Atmospheric pressure serves as the reference point for gauge pressure and negative pressure measurements.

5.2 Gauge Pressure (Positive Pressure)

Gauge pressure, also known as positive pressure, is measured relative to atmospheric pressure.

• When the measured pressure is higher than atmospheric pressure, it is considered positive gauge pressure.

• Gauge pressure is the most commonly used pressure type in industrial applications.

Typical applications include:

• Pipeline pressure monitoring

• Hydraulic systems

• Compressed air systems

• Pumps and compressors

A gauge pressure reading of zero indicates that the measured pressure is equal to atmospheric pressure.

5.3 Negative Pressure (Vacuum Pressure)

Negative pressure refers to pressure that is lower than atmospheric pressure, measured relative to atmospheric pressure.

Common applications include:

• Vacuum cleaners

• Range hoods

• Vacuum drying systems

• Industrial suction equipment

Negative pressure measurement is often used to evaluate vacuum performance and system efficiency.

5.4 Absolute Pressure

Absolute pressure is measured relative to absolute zero pressure, which represents a perfect vacuum.
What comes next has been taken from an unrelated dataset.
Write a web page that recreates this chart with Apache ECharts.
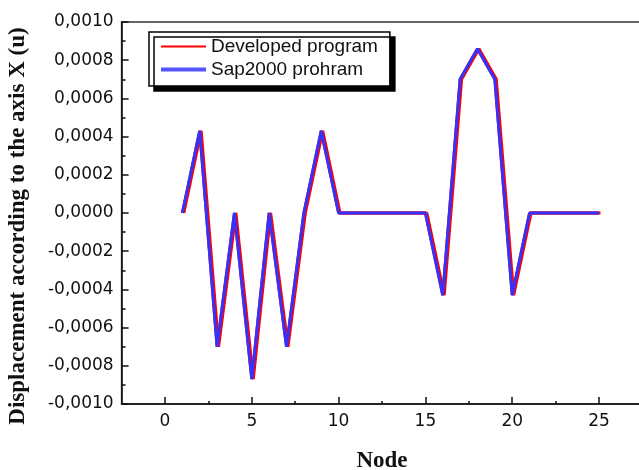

Absolute pressure is calculated as:

Absolute pressure = Gauge pressure + Atmospheric pressure

This type of pressure measurement is widely used in:

• Vacuum technology

• Semiconductor manufacturing

• Aerospace and aviation

• Scientific and laboratory research

Absolute pressure measurement eliminates the influence of atmospheric pressure changes, ensuring higher accuracy and stability in sensitive applications.

5.5 Differential Pressure

Differential pressure measures the difference between two pressure points rather than referencing atmospheric pressure.

Differential pressure transmitters are commonly used in:

• Filter blockage detection

• Airflow measurement in HVAC systems

• Flow measurement using orifice plates and Venturi tubes

• Liquid level measurement in sealed or pressurized tanks

For example, by measuring the pressure difference between the inlet and outlet of a filter, operators can determine the degree of clogging and schedule maintenance in advance.

6. How to Select the Right Sensor and Transmitter

Choosing the correct sensor or transmitter requires a comprehensive evaluation of multiple factors, including:

• Measurement range and accuracy

• Pressure type (gauge, absolute, or differential)

• Output signal (4–20 mA, voltage, digital, wireless)

• Environmental conditions (temperature, humidity, vibration)

• Installation method and process connection

• System compatibility and communication protocol

A professional industrial measurement solution focuses not only on the product itself but also on long-term reliability, system integration, and maintenance efficiency.